Here’s my code (just a few edits from the one you provided):
# Import libraries
from datasets import load_dataset
from transformers import AutoTokenizer, AutoModelForSequenceClassification, Trainer, TrainingArguments
datasets = load_dataset("super_glue", "boolq") # Use boolq as dataset for preliminary test
# Load model checkpoint
model_ckpt = "bert-base-cased"
tokenizer = AutoTokenizer.from_pretrained(model_ckpt)
boolq_enc = datasets.map(lambda x : tokenizer(x['question'], x['passage'], truncation="only_second"), batched=True)
model = AutoModelForSequenceClassification.from_pretrained(model_ckpt)
# Define training parameters
batch_size = 8
args = TrainingArguments(
f"test-squad",
evaluation_strategy = "epoch",
learning_rate=2e-5,
per_device_train_batch_size=batch_size,
per_device_eval_batch_size=batch_size,
num_train_epochs=1, # Set num_train_epochs to 1 as test
weight_decay=0.01,
)
from transformers import default_data_collator
data_collator = default_data_collator
trainer = Trainer(
model,
args,
train_dataset=boolq_enc["train"],
eval_dataset=boolq_enc["validation"],
# data_collator=data_collator, # I had to comment this because it was not working with the default collator
tokenizer=tokenizer,
)
trainer.train()
The training was ok (I reduced the number of epochs to 1 to speed up the process, since this is just a preliminary test), the only thing that bothers me is that I had to comment the data_collator parameter, because it was throwing an error. However, with that commented, the training seems to be fine.
Now I would like to:
text = r"""Persian (/ˈpɜːrʒən, -ʃən/), also known by its endonym Farsi (فارسی fārsi
(fɒːɾˈsiː) ( listen)), is one of the Western Iranian languages within the Indo-Iranian
branch of the Indo-European language family. It is primarily spoken in Iran, Afghanistan
(officially known as Dari since 1958), and Tajikistan (officially known as Tajiki
since the Soviet era), and some other regions which historically were Persianate
societies and considered part of Greater Iran. It is written in the Persian alphabet,
a modified variant of the Arabic script, which itself evolved from the Aramaic alphabet."""
questions = [
"do iran and afghanistan speak the same language"
]
for question in questions:
inputs = tokenizer(question, text, add_special_tokens=True, return_tensors="pt")

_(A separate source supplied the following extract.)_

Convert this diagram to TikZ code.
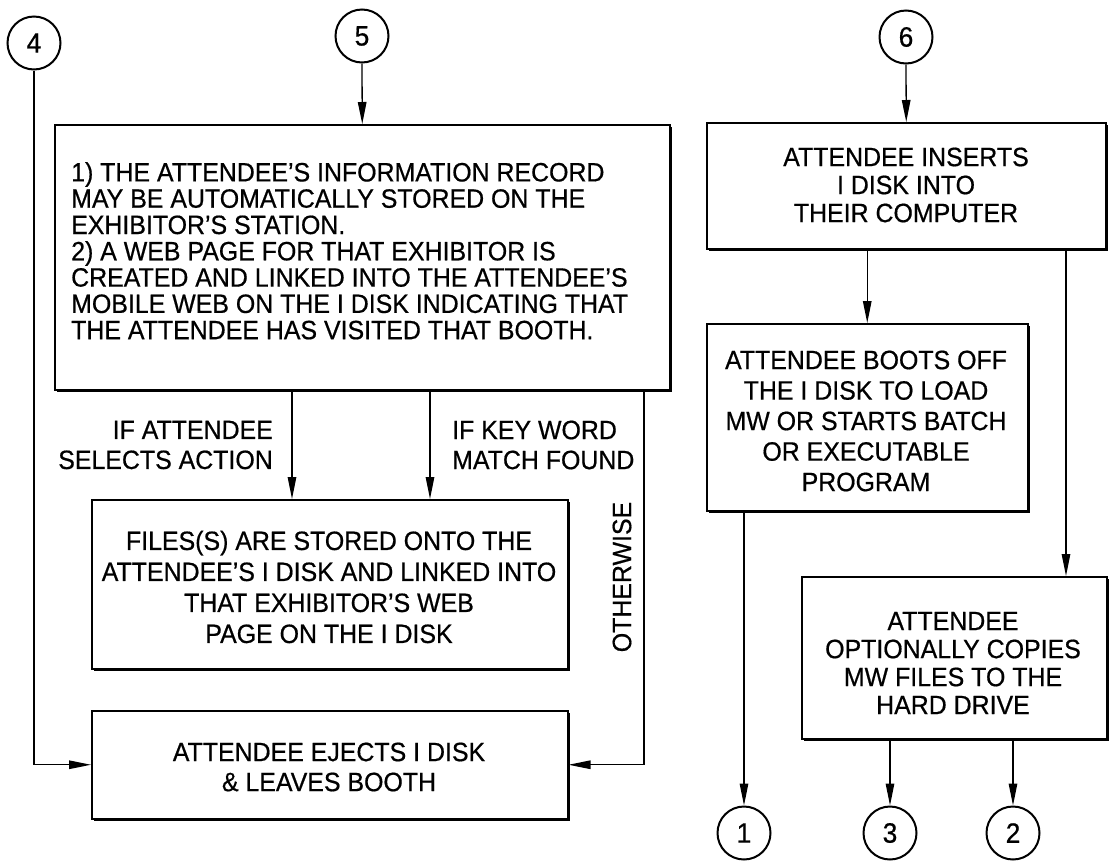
\documentclass[tikz,border=0pt]{standalone}
\usepackage{fontspec}
\setmainfont[FakeStretch=0.94,FakeBold=0.6]{Liberation Sans}
\usetikzlibrary{arrows.meta,shadows}
\begin{document}
\begin{tikzpicture}[x=1pt,y=-1pt,
  boxst/.style={draw,line width=1.5pt,fill=white,rectangle,inner sep=0pt,anchor=north west,
    drop shadow={shadow xshift=2.4pt,shadow yshift=-2.4pt,fill=black,opacity=1}},
  txt/.style={inner sep=0pt,font=\fontsize{26.5}{#1}\selectfont},
  txt/.default=26.3,
  conn/.style={circle,draw,line width=2pt,minimum size=53pt,inner sep=0pt,font=\fontsize{28}{28}\selectfont},
  arr/.style={line width=1.3pt,-{Triangle[length=22pt,width=8.5pt]}}]
\useasboundingbox (0,0) rectangle (1111,860);
% connectors (circles)
\node[conn] (c4) at (34,43) {4};
\node[conn] (c5) at (362,36) {5};
\node[conn] (c6) at (906,37) {6};
\node[conn] (c1) at (744,833) {1};
\node[conn] (c3) at (890,833) {3};
\node[conn] (c2) at (1013,833) {2};
% boxes
\node[boxst,minimum width=615pt,minimum height=265pt] (b1) at (54,124) {};
\node[boxst,minimum width=476pt,minimum height=169pt] (b2) at (91,499) {};
\node[boxst,minimum width=476pt,minimum height=108pt] (b5) at (91,710) {};
\node[boxst,minimum width=399pt,minimum height=126pt] (b3) at (706,122) {};
\node[boxst,minimum width=321pt,minimum height=187pt] (b4) at (706,323) {};
\node[boxst,minimum width=305pt,minimum height=162pt] (b6) at (801,576) {};
% texts
\node[txt,anchor=north west,align=left] (t1) at (71,162) {1) THE ATTENDEE’S INFORMATION RECORD\\MAY BE AUTOMATICALLY STORED ON THE\\EXHIBITOR’S STATION.\\2) A WEB PAGE FOR THAT EXHIBITOR IS\\CREATED AND LINKED INTO THE ATTENDEE’S\\MOBILE WEB ON THE I DISK INDICATING THAT\\THE ATTENDEE HAS VISITED THAT BOOTH.};
\node[txt=31,align=center] (t2) at (329,587) {FILES(S) ARE STORED ONTO THE\\ATTENDEE’S I DISK AND LINKED INTO\\THAT EXHIBITOR’S WEB\\PAGE ON THE I DISK};
\node[txt=30,align=center] (t5) at (329,767) {ATTENDEE EJECTS I DISK\\\& LEAVES BOOTH};
\node[txt=28,align=center] (t3) at (906,185) {ATTENDEE INSERTS\\I DISK INTO\\THEIR COMPUTER};
\node[txt=30.5,align=center] (t4) at (866,421) {ATTENDEE BOOTS OFF\\THE I DISK TO LOAD\\MW OR STARTS BATCH\\OR EXECUTABLE\\PROGRAM};
\node[txt=28,align=center] (t6) at (953,663) {ATTENDEE\\OPTIONALLY COPIES\\MW FILES TO THE\\HARD DRIVE};
\node[txt=30,align=right,anchor=east] (la) at (273,445) {IF ATTENDEE\\SELECTS ACTION};
\node[txt=30,align=left,anchor=west] (lb) at (452,445) {IF KEY WORD\\MATCH FOUND};
\node[txt,rotate=90] (lc) at (622,577) {OTHERWISE};
% helper x positions
\coordinate (xa) at (292,0);
\coordinate (xb) at (430,0);
\coordinate (xo) at (644,0);
\coordinate (xe) at (1066,0);
% arrows
\draw[arr] (c4.south) |- (b5.west);
\draw[arr] (c5.south) -- (b1.north);
\draw[arr] (xa |- b1.south) -- (xa |- b2.north);
\draw[arr] (xb |- b1.south) -- (xb |- b2.north);
\draw[arr] (xo |- b1.south) |- (b5.east);
\draw[arr] (c6.south) -- (b3.north);
\draw[arr] (b4.north |- b3.south) -- (b4.north);
\draw[arr] (xe |- b3.south) -- (xe |- b6.north);
\draw[arr] (c1 |- b4.south) -- (c1.north);
\draw[arr] (c3 |- b6.south) -- (c3.north);
\draw[arr] (c2 |- b6.south) -- (c2.north);
\end{tikzpicture}
\end{document}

input_ids = inputs["input_ids"].tolist()[0]
# print(inputs["input_ids"].tolist())
text_tokens = tokenizer.convert_ids_to_tokens(input_ids)
outputs = model(**inputs)
My assumption was that the 2 logits in the outputs
value represent yes and no, so that “translating” them to probabilities would give me the answer to my question. What is not clear to me is that if I try to ask a question on the same text which is the opposite (e.g. "do iran and afghanistan speak a different language"
) I would have expected the probabilities related to logits to be the opposite. What am I doing wrong?
Speaking about your model, it is not clear to me how it works. I quickly read the paper you pointed me, but from that I see that the inputs of a model for this task are a passage ad a question. I don’t see them in your model deployment. Moreover, what do LABEL_0 and LABEL_1 represent?
Thanks a lot and sorry for such a long post